RG: For those unfamiliar with your work, what story featured in the collection would you recommend as a good introduction?

RM: “Togetherness” is a story in which two families find themselves at odds with each other because both chose a different path for their children through the pandemic—each seeking what was best for their children. One accepts the isolation order and remains at home, the other secretly builds a community pod that employs a teacher and never reveals this until after the fact. The one who chose isolation feels betrayed, but feels the need to keep quiet about it, so as to preserve future opportunities for his daughter with her group of friends.

I think that, for parents, the pandemic courted inequity and fostered exclusivity of relationships like nothing that had happened before, at least in my lifetime. One of the themes of this collection is how good intentions are sometimes the very things that create problems—they can be the source of complications and inequity. The idea of a strict protagonist vs. antagonist is foiled, and what’s left is a sense of helplessness, because the only way to preserve community is through sacrifice, which can so often lead to one side gaining privilege over the other. It’s often unfair, not equal or balanced. What results is a tragic circumstance without a clear cut bad actor.

RG: As you prepare for the book’s release, what are your reflections? Are you thinking beyond it to what is next for you?

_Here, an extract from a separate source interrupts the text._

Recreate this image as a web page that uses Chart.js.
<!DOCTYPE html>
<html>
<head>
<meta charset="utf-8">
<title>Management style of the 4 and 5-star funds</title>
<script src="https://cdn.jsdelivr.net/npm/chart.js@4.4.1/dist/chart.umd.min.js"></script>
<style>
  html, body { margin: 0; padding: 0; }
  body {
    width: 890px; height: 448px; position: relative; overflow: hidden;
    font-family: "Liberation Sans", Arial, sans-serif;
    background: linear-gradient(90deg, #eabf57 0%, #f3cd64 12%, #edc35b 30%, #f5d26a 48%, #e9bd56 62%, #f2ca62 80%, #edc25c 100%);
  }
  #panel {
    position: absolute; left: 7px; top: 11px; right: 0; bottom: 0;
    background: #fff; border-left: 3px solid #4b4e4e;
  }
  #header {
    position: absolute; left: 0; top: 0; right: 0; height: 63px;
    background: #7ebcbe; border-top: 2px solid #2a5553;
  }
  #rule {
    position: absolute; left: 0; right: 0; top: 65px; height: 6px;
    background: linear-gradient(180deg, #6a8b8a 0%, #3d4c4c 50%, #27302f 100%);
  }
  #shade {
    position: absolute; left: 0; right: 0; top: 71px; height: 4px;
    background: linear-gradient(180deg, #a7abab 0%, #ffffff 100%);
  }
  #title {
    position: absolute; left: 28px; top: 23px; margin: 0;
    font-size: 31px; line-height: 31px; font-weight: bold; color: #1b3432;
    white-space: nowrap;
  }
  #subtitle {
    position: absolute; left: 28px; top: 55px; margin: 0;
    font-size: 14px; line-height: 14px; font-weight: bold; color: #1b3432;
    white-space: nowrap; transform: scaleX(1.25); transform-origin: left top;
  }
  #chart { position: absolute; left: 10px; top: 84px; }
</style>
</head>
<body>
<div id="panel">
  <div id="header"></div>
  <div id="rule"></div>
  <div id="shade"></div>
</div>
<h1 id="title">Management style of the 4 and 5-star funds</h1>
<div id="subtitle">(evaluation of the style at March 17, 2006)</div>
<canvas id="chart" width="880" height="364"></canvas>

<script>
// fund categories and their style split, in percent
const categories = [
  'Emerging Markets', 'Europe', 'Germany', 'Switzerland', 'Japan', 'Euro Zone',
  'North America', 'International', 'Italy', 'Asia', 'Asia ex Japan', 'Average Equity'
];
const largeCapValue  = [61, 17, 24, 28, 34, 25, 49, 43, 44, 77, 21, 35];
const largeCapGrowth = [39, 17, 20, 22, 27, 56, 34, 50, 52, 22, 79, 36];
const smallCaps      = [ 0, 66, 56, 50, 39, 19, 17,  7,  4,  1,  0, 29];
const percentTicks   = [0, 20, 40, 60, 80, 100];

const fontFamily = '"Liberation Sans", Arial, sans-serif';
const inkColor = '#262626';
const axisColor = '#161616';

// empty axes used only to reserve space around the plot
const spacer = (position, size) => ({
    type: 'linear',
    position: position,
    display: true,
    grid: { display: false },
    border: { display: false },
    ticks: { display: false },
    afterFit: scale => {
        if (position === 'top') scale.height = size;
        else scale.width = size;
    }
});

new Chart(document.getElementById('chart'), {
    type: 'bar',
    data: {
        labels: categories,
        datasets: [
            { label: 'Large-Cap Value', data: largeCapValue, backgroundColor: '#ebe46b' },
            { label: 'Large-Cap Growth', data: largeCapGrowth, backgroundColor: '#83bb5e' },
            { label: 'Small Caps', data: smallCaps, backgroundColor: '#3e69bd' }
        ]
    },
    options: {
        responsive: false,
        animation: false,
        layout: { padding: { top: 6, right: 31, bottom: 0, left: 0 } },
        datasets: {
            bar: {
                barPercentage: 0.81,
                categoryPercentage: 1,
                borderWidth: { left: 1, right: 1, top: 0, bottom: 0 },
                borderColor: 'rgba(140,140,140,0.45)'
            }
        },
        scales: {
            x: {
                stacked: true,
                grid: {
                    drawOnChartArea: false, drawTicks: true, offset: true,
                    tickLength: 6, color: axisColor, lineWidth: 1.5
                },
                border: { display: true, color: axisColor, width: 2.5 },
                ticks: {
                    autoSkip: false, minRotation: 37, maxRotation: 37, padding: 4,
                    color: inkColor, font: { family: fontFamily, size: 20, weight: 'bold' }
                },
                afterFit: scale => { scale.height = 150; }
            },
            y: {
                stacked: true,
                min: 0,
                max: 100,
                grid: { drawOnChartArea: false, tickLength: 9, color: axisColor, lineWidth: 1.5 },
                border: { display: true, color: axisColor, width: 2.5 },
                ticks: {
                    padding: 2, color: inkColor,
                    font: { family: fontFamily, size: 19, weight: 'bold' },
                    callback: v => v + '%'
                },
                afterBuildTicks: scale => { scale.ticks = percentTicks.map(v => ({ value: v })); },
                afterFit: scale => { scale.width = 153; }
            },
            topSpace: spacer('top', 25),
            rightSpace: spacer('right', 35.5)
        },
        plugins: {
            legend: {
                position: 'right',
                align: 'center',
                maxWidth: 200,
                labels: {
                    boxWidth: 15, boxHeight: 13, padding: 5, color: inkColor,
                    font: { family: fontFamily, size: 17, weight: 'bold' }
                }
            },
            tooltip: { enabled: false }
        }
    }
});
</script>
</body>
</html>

RM: As I reflect, I come back to how fortunate I am to have a book come out. This sort of thing is never a guarantee. Working with Thirty West has been such a rewarding experience. And yes, I’m always thinking beyond it. I’ve found that continuing to work on new creative work during the journey towards publication is grounding for me. Writing, for me, is a way to find a sense of place in my own life (as is reading). Story is a way that I can situate myself in a world that so often feels chaotic and unpredictable.


Ross McMeekin is author of the upcoming debut story collection, Below the Falls (Thirty West, 2024), as well as a noir, The Hummingbirds (Skyhorse, 2018.) His short fiction has appeared in literary journals and magazines such as Virginia Quarterly Review, Shenandoah, Redivider, and X-R-A-Y. He has won fellowships from Hugo House and Jack Straw Cultural Center in Seattle. For the last ten years, he has served as editor of the literary journal, Spartan. You can find him at www.rossmcmeekin.com.